There’s no doubt that you’ve heard that most businesses fail. When you look at the statistics, it’s very easy to believe that entrepreneurs are dreamers that either ignore the statistics or are just plain naïve. If you knew 96% of companies fail within ten years, would you still do it? We know entrepreneurs are smart and willing to take calculated risks, despite these overwhelming odds. Do they even consider the realities of the entrepreneurial journey?
The first thing to realize about the odds of failure is that they are directly related to the amount of cash in the company. Bill Camody stated in his article “Why 96 Percent of Businesses Fail Within 10 Years” that “cash is a fact.” Once you don’t have any more cash, you can’t pay your bills. This is a reality and certainly hits home very hard. Now consider that the most significant source of funding for all business startups is the founder’s personal savings, which is roughly four times greater than any other source, according to the Kaufman Institute. Venture capitalists and angel investors don’t engage heavily in startups. If you’ve seen ABC’s TV show, Shark Tank, you know the sharks don’t like to invest in an unknown. They want to see a cash flow before risking their money. So, if you’re going to get money from others, either do it very early in the launch or you’ll have to grow the business before you can get a cash injection.
Most startups fail. Most founders use their own money. What can they be thinking? Do entrepreneurs overlook the realities of startups? In a survey by Kauffman, many founders shared their thoughts on the factors that prevent others from creating their own startup.
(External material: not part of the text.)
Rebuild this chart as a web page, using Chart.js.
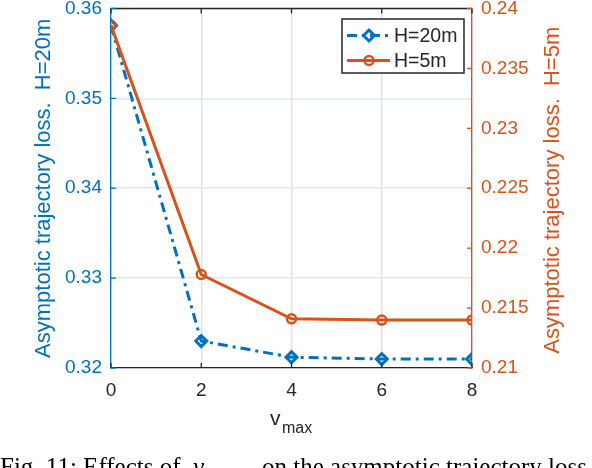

These factors just might be the realities that one needs to consider (and constantly measure) when engaging in their own startup.
- Risk – over 98% of respondents ranked an inability or lack of willingness to take risk as an important barrier to entrepreneurship.
- Time and effort – 93% feel that entrepreneurs often underestimate the time and effort requirement to get their startup off the ground.
- Capital – 91% identify the difficulty in obtaining capital as a major inhibitor, which may explain why most use their own money to start their new company.
- Management skills – 89% cite management skills and the ability to start a company as critical to success.
- Family pressure – 83% believe that family pressures to get a steady job and paycheck are real and challenging.
Other challenges mentioned in the survey include stress, maintaining a work-life balance, developing products and services for changing markets, government regulations, taxes, and the costs of employee benefits.
While it’s very hard to identify the right combination of the aforementioned factors that will lead to business success, there are some factors that will certainly lead to failure. In a study by the University College London, it was found that businesses with entrepreneurs who held no real business experience did not increase profits. The premise here is that nascent entrepreneurs don’t apply the appropriate weight to opportunities and threats. In other words, their alertness to identifying threats and use of cognitive skills to recognize opportunities are not in balance.
Optimism has been shown to have a positive impact on entrepreneurial success, in terms of both actual firm growth and financial performance. Realism, which also affects financial performance positively, is defined as the consistency between growth expectations and actual growth. As with most entrepreneurs, and as verified by this study, optimism dominates over the impact of realism.
With regards to a balance of both optimism and realism, a dose of realism has the effect of modifying the overconfident cognitive bias of optimism. For example, watching more cash flow out of your company than in for a long period of time has a propensity to dampen high expectations of future success, forcing one to reevaluate the current situation and cognitive strategy. A lack of business experience can lead to a late recognition of this imbalance, resulting in failure.
In my experience, most entrepreneurs do a fairly good job of identifying threats and opportunities. The things they incorrectly assess about them are the magnitude and timing, such as running out of money. An important thing to remember is that most businesses are not creating something that hasn’t been done before. There is a lot of literature, experience and information in the world. Entrepreneurs should always seek it out and ensure they are correctly and constantly assessing their expectations, measuring performance factors (for a dose of reality) and maintaining just enough optimism to keep striving for their aspirations. Additionally, before you begin to establish any expectations for your business, ensure you have fully applied your cognitive abilities to the factors mentioned above; that is, risk taking, funding, time and effort, management skills and family.